While intricate deep models are all the rage in machine learning, my last post tried to make the case that we still need to care about model regularization. As it has been since the dawn of time, choosing simple models is still our best weapon against overfitting. But what does “simple” mean exactly? Of the many ways to measure simplicity, I’ve always been partial to the “minimum description length” principle: the fewer lines of code needed to train, store, and evaluate your model, the more robust that model likely is.
Unfortunately, there aren’t numerical methods that reliably compute models of minimum description length. You can’t just add a penalty to your loss in tensorflow and run stochastic gradient descent to automatically shorten your code (or can you? I know I just gave some of you terrible ideas). So what to do when algorithms fail you? Of course, the answer must be to turn to the crowd! My graduate student Ross Boczar recently wrote up a very fun long read on his recent forays into crowd-sourcing tiny machine learning models, and I think he has stumbled upon an infallible methodology for generating minimal models.
Some background: here at Berkeley, some passionate educators have launched an impressive new course, STAT/CS C8, aimed at teaching the core of data science in a way that is accessible to all majors. The course combines much of what you would learn in their first computer science course with projects and concepts based in statistics. It is part of an ambitious push by Berkeley to bring computation to all of the disciplines.
The final project for the course in Fall of 2015 was song genre classification. The students were given an array of word frequencies with corresponding genres–each song was labeled either “Hip-hop” or “Country”. Ross was one of the TAs for the course, and he organized a mini-competition for the students against the TAs: the students’ goal was to create the best possible classifier using any technique. The classifiers would be evaluated on an unseen (to both the staff and the students) holdout set. The student with the highest prediction accuracy on the holdout set would then be declared the winner.

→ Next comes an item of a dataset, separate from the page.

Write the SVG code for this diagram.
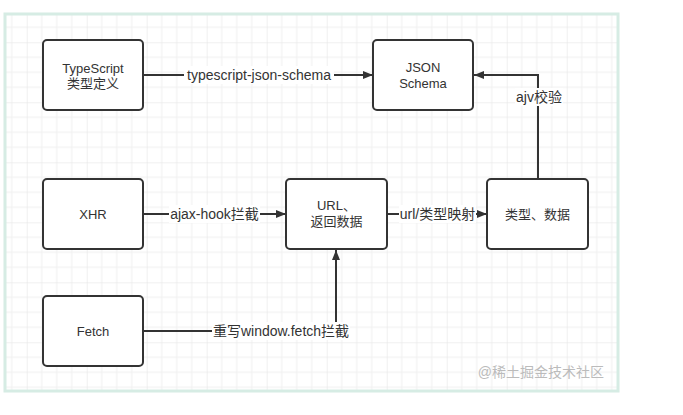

In order to create an appropriate handicap, the staff held themselves to the following rules:
- The entry must be written as a Python 3 expression that evaluates to a classifier function that takes in a Table row and outputs one of two reasonable values corresponding to genre: it can be “Country”/“Hip-hop”, 0/1, True/False etc. (a “Table” row is essentially a NumPy array, and is part of the software package created for the course)
- You may assume
numpyhas been imported as
np, and nothing else.
- You may not use any file I/O.
- You may assume Python environment variables are set as needed at runtime (within reason).
- The entry must be no longer than 140 characters
Ah, yes, the Twitter classifier challenge. Or Tweetifier challenge, if you will. This turned out to be as silly as you might imagine. Ross details a variety of amazing entries, and some are remarkably concise. The requirement that the algorithm and the model have to fit in the tweet seems particularly challenging as you are not allowed to call into scikit-learn (importing scikit-learn would waste too many characters!). Of course, the main secret sauce is that Python3 and Twitter both support Unicode, so you can actually cram 2800 bits of information into a tweet. Who knew?
Go read Ross’ piece to find out what algorithm wins (I’m sure the seasoned folks out there can guess without looking, but it’s still fun). Spoiler alert: it’s not a deep neural net. Deep nets are unsurprisingly difficult to encode in 2800 bits. But unphased by this challenge, fellow TA Henry Milner gave it his best and came up with this two-layer neural net:
Editorial rant: I tried to directly paste the Unicode in a code block, but Jekyll seems to hate this. Jekyll is really a pain in the ass. But if you follow the link, you can actually run this in Python3.
In his words:
I used a 2-layer network with tanh activations (since “np.tanh()” is very short) and the second layer fixed at the all-ones vector (since I didn’t have space to encode and decode 2 separate parameter vectors, and “sum()” is also very short). The training objective was the hinge loss plus L2 and L1 regularization.
I trained with batch stochastic gradient descent using Theano. (After the training objective stopped changing, I chose the best model I’d seen in terms of held-out accuracy, which is another kind of regularization.) I used iterative soft shrinkage for the L1 term to ensure the weights were actually sparse, though it’s not clear that works well for neural nets.
I encoded the weights as key/value pairs: Each 20-bit Unicode character uses 13 bits to encode the index of the feature for which it’s a weight and 7 bits for the weight. The magnitudes of the weights turned out to be roughly uniform in log scale, so I encoded them with 1 sign bit and 6 magnitude bits. This is a lossy encoding of the weights, but it didn’t turn out to increase the held-out error, so that seemed okay. I fiddled with the L1 penalty until the resulting model was small enough to fit in my tweet.
This is clearly the future of machine learning.